Exercise brief :: Select lines where the word "this" appears.

Figure scripts ::
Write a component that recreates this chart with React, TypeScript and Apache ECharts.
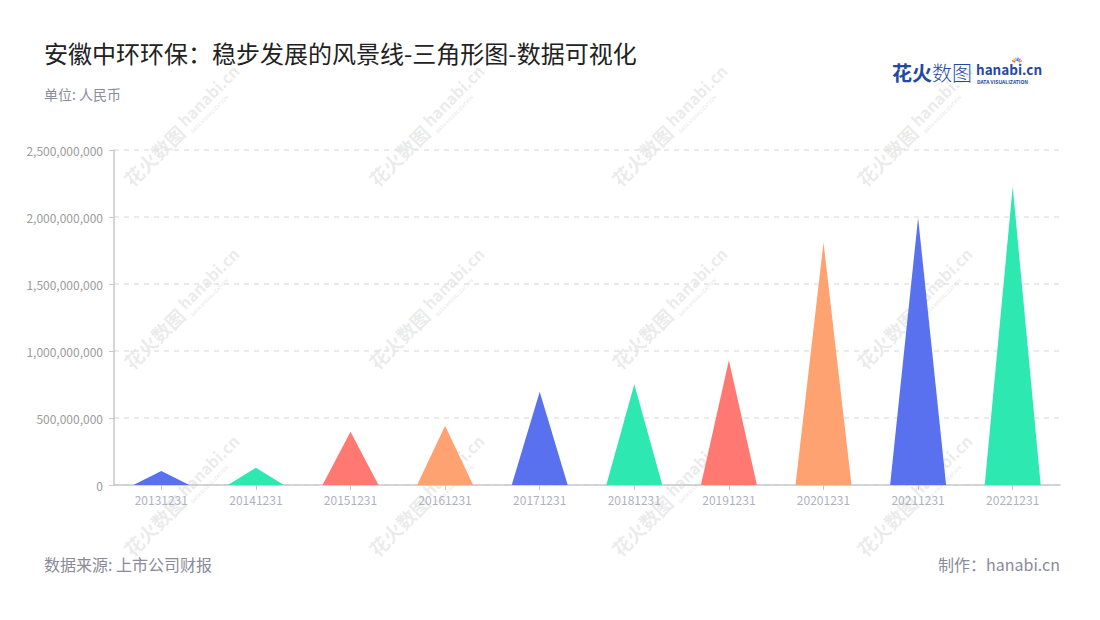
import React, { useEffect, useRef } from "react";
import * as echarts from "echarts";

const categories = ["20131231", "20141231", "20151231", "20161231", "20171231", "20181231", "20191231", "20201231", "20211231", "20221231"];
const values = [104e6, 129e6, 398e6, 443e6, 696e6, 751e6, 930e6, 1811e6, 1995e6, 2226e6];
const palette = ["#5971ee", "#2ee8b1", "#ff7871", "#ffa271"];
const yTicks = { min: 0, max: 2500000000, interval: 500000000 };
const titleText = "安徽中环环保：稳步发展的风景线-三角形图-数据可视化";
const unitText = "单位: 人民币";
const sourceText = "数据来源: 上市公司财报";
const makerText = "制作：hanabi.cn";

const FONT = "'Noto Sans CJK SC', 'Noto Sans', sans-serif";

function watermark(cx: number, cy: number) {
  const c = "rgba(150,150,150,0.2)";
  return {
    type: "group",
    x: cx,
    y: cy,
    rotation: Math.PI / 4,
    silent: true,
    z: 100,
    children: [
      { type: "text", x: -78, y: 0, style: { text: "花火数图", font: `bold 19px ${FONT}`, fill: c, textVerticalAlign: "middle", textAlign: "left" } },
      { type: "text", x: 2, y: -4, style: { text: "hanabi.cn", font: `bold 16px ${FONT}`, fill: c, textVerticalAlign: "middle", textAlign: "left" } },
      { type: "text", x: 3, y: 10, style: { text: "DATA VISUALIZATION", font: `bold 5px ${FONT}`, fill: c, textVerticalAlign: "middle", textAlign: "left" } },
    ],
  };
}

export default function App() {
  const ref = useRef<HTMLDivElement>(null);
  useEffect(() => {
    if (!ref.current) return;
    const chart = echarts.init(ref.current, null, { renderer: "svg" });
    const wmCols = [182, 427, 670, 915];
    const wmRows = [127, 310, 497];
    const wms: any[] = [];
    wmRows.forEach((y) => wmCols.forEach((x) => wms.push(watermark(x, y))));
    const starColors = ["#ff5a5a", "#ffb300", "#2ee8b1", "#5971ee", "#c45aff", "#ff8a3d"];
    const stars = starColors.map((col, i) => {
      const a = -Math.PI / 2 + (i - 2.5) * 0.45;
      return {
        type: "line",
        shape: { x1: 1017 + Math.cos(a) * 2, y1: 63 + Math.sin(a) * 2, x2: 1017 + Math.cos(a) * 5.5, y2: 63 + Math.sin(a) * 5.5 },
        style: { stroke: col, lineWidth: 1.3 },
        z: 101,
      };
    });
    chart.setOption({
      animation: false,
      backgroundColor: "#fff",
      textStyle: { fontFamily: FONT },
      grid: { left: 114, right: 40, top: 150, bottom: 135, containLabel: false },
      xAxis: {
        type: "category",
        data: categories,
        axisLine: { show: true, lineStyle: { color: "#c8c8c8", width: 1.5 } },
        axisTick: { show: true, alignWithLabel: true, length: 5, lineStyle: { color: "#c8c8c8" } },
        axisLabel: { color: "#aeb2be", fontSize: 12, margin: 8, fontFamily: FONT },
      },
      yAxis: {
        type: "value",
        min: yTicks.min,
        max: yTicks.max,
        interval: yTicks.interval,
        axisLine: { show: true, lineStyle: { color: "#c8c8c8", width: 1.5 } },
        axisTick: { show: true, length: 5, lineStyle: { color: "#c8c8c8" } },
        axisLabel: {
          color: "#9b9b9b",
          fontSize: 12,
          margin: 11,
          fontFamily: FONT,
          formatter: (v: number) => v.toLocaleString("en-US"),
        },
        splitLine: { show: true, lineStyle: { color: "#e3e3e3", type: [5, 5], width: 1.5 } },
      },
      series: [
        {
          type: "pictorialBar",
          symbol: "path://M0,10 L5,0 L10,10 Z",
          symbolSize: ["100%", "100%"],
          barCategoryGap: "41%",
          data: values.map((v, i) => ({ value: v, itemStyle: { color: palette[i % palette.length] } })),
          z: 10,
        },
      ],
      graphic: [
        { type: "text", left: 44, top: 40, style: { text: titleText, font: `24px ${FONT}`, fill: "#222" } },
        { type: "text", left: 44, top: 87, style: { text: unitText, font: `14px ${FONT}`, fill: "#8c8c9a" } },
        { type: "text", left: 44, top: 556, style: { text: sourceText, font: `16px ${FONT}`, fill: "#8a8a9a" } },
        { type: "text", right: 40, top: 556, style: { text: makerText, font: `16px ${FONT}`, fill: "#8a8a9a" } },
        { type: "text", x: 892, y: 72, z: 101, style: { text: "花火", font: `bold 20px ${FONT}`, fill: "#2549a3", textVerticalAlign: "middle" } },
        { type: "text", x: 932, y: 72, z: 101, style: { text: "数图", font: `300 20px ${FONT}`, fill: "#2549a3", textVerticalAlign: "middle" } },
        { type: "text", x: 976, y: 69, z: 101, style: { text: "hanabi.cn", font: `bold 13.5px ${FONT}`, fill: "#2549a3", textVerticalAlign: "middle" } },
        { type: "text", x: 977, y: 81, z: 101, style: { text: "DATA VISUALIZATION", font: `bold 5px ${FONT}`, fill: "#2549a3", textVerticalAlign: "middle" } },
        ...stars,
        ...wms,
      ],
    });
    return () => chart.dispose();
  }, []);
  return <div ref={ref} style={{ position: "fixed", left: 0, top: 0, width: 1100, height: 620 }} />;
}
==
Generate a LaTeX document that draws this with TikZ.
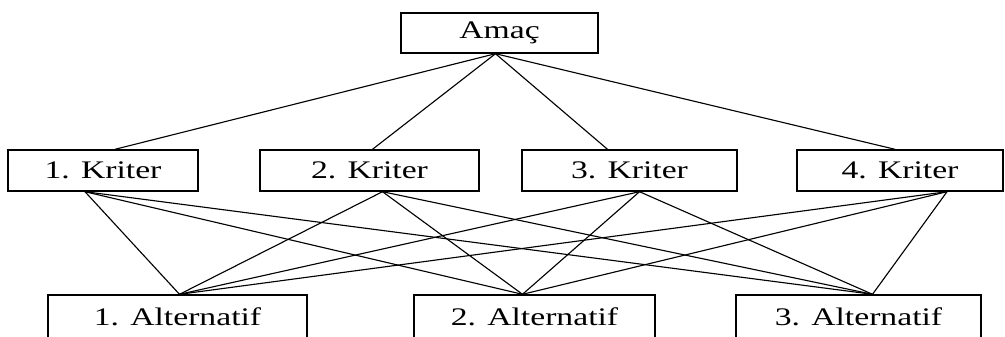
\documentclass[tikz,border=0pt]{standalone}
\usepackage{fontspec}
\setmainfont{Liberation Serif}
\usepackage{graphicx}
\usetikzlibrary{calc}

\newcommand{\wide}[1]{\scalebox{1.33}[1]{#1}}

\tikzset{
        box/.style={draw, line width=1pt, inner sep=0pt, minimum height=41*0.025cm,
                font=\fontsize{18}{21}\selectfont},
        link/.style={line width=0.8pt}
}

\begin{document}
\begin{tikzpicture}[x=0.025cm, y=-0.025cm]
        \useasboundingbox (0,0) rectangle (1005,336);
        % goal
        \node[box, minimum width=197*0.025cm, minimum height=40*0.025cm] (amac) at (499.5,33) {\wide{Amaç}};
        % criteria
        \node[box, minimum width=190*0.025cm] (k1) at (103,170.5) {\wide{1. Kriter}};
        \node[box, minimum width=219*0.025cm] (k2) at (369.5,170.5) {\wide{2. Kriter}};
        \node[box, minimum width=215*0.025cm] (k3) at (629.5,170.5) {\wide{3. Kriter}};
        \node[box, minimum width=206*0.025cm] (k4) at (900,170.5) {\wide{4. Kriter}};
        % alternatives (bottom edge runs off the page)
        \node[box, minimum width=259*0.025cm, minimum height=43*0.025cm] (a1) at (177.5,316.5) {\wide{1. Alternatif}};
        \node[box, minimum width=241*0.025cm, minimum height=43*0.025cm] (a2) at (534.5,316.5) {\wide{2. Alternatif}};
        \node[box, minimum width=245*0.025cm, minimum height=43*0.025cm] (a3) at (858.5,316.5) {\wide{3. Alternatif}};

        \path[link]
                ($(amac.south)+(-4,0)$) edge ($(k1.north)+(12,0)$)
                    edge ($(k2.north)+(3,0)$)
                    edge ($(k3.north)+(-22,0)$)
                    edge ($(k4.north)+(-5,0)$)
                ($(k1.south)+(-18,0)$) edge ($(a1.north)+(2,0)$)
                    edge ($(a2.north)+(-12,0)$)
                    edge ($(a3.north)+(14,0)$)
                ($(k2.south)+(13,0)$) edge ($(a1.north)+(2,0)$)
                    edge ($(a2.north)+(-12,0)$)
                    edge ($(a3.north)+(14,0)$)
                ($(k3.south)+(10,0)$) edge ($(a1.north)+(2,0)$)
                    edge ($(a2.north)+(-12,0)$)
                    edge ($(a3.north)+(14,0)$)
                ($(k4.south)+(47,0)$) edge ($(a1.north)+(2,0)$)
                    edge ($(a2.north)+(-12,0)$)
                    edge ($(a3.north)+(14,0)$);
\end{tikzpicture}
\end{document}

Final result ::
Write a component that recreates this chart with React, TypeScript and Apache ECharts.
Generate a LaTeX document that draws this with TikZ.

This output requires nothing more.